Swedish football club

IFK Fjärås is a Swedish football club located in Fjärås in Kungsbacka Municipality.

==Background==
Idrottsföreningen Kamraterna (IFK) Fjärås was formed in 1932 at Westergård by some lads who wanted to start a football club. The oldest archived annual meeting minutes from the end of the 1930s indicate that the club activities included not only football but also walking, hiking and cross-country training for its members.

IFK Fjärås now has over 800 members and is organised into three sections, namely men's, women's and a youth section. The club runs 25–30 teams and has around 350 active players. The main operations are based in Ögärdets IP at the Fjärås Fritidscentrum (Fjärås Leisure Centre). This is where the clubhouse is located along with two grass pitches for 11-a-side teams and a pitch for the seven-a-side teams.

Since their foundation IFK Fjärås has participated mainly in the middle and lower divisions of the Swedish football league system. The club currently plays in Division 3 Sydvästra Götaland which is the fifth tier of Swedish football. Their best season was in 1998 when they finished 11th in Division 2 Västra Götaland, which was then the third tier of Swedish football. The club play their home matches at the Ögärdets IP in Fjärås.

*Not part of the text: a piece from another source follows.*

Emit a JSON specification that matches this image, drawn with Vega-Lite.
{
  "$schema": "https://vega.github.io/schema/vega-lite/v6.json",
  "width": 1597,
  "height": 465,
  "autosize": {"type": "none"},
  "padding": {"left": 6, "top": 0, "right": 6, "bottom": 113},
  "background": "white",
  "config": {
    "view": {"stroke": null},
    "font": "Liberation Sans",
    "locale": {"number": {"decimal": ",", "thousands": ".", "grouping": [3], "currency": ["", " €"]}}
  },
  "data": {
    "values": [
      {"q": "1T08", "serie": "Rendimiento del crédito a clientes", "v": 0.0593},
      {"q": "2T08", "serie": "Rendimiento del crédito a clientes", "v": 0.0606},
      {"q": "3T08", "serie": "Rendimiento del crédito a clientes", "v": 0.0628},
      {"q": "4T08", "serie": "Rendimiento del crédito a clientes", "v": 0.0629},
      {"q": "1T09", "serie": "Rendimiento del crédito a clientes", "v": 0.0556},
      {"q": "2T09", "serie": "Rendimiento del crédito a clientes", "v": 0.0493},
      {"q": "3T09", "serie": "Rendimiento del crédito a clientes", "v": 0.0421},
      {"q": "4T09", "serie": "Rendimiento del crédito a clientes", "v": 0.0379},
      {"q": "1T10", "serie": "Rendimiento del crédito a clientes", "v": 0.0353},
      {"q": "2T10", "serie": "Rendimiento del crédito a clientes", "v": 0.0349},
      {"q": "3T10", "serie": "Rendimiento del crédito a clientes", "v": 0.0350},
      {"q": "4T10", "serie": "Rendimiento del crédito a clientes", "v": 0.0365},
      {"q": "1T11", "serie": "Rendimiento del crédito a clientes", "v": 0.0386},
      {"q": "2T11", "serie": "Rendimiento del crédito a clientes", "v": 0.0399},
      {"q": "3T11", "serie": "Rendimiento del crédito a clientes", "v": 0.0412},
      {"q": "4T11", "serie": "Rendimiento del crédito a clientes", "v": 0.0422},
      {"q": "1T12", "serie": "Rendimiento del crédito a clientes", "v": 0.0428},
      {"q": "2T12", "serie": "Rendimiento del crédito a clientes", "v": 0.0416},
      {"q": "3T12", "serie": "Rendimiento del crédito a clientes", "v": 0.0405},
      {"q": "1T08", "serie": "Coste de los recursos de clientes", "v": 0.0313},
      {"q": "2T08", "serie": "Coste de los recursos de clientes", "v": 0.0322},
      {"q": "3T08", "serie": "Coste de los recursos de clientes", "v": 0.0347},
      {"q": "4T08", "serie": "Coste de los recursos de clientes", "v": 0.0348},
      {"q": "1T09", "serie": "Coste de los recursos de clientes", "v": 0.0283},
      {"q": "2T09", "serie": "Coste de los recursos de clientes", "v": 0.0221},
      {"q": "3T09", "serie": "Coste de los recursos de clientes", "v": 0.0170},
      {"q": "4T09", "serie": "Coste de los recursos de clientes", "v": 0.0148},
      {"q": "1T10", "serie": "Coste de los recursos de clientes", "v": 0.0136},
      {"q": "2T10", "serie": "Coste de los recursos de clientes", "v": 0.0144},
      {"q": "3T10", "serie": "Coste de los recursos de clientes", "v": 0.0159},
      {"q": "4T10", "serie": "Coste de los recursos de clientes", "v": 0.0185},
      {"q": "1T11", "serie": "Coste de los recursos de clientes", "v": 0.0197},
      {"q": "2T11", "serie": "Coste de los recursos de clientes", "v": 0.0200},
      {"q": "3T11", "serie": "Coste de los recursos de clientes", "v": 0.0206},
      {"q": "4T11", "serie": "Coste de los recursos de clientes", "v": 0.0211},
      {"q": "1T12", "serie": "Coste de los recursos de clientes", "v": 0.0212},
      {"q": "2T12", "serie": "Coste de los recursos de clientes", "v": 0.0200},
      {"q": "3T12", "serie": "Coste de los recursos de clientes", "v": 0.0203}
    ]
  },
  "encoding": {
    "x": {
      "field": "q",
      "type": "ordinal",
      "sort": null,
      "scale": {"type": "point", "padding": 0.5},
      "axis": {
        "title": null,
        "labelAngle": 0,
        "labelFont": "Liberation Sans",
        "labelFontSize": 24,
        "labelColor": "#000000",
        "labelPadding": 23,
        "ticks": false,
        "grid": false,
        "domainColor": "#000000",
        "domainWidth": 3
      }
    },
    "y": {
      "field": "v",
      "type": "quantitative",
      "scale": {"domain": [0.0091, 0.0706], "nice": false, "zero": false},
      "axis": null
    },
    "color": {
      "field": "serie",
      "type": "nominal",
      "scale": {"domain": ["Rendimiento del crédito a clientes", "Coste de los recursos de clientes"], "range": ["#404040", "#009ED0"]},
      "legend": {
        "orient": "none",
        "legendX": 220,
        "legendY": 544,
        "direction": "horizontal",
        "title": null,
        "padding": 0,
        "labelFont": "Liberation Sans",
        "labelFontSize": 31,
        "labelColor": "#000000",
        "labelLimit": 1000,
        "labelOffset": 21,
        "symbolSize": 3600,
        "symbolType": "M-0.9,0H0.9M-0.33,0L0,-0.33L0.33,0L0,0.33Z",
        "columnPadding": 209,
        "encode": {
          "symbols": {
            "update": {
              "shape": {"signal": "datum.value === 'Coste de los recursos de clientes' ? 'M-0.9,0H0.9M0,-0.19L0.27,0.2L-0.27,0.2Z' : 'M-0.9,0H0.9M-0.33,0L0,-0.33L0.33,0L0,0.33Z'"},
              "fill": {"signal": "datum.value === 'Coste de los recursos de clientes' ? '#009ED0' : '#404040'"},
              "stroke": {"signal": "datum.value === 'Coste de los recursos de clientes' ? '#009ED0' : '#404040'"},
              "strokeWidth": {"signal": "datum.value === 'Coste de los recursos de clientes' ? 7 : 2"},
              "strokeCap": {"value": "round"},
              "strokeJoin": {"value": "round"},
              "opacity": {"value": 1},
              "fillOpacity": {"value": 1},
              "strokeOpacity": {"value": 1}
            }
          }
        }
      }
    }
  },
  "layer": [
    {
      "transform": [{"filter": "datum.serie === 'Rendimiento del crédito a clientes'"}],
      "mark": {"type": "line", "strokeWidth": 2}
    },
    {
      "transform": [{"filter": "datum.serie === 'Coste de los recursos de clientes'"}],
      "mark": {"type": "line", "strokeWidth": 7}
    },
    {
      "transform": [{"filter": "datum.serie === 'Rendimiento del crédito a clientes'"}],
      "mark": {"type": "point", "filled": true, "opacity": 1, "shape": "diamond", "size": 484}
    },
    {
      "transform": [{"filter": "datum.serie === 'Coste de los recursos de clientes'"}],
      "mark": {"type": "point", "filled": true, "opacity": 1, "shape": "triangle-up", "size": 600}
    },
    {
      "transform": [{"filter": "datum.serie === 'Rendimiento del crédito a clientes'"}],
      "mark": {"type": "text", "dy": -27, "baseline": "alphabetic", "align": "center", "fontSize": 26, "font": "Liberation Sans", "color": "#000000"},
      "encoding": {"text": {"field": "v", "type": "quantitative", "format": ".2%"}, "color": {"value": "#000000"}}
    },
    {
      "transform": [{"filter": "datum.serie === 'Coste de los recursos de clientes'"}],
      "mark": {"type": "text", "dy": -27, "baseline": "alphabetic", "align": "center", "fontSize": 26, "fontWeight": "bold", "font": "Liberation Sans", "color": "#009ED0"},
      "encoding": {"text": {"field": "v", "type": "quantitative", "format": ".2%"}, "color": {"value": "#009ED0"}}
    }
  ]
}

IFK Fjärås are affiliated to Hallands Fotbollförbund. The women's team played in the Swedish top division in 1978 and 1979.

==Recent history==
In recent seasons IFK Fjärås have competed in the following divisions:

2014 – Division IV Elit, Halland

2013 – Division III, Sydvästra Götaland

2012 – Division III, Sydvästra Götaland

2011 – Division III, Sydvästra Götaland

2010 – Division III, Sydvästra Götaland

2009 – Division III, Sydvästra Götaland

2008 – Division III, Sydvästra Götaland

2007 – Division III, Sydvästra Götaland

2006 – Division IV, Halland

2005 – Division III, Sydvästra Götaland

2004 – Division III, Mellersta Götaland

2003 – Division III, Sydvästra Götaland

2002 – Division III, Nordvästra Götaland

2001 – Division IV, Halland

2000 – Division III, Nordvästra Götaland

1999 – Division III, Nordvästra Götaland

1998 – Division II, Västra Götaland

1997 – Division III, Mellersta Götaland

==Attendances==

In recent seasons IFK Fjärås have had the following average attendances:

| Season | Average attendance | Division / Section | Level |
|---|---|---|---|
| 2005 | 182 | Div 3 Sydvästra Götaland | Tier 4 |
| 2006 | Not available | Div 4 Halland | Tier 6 |
| 2007 | 249 | Div 3 Sydvästra Götaland | Tier 5 |
| 2008 | 207 | Div 3 Sydvästra Götaland | Tier 5 |
| 2009 | 222 | Div 3 Sydvästra Götaland | Tier 5 |
| 2010 | 213 | Div 3 Sydvästra Götaland | Tier 5 |

- Attendances are provided in the Publikliga sections of the Svenska Fotbollförbundet website.

The attendance record of around 1,200 was set on 5 September 1998 against GAIS.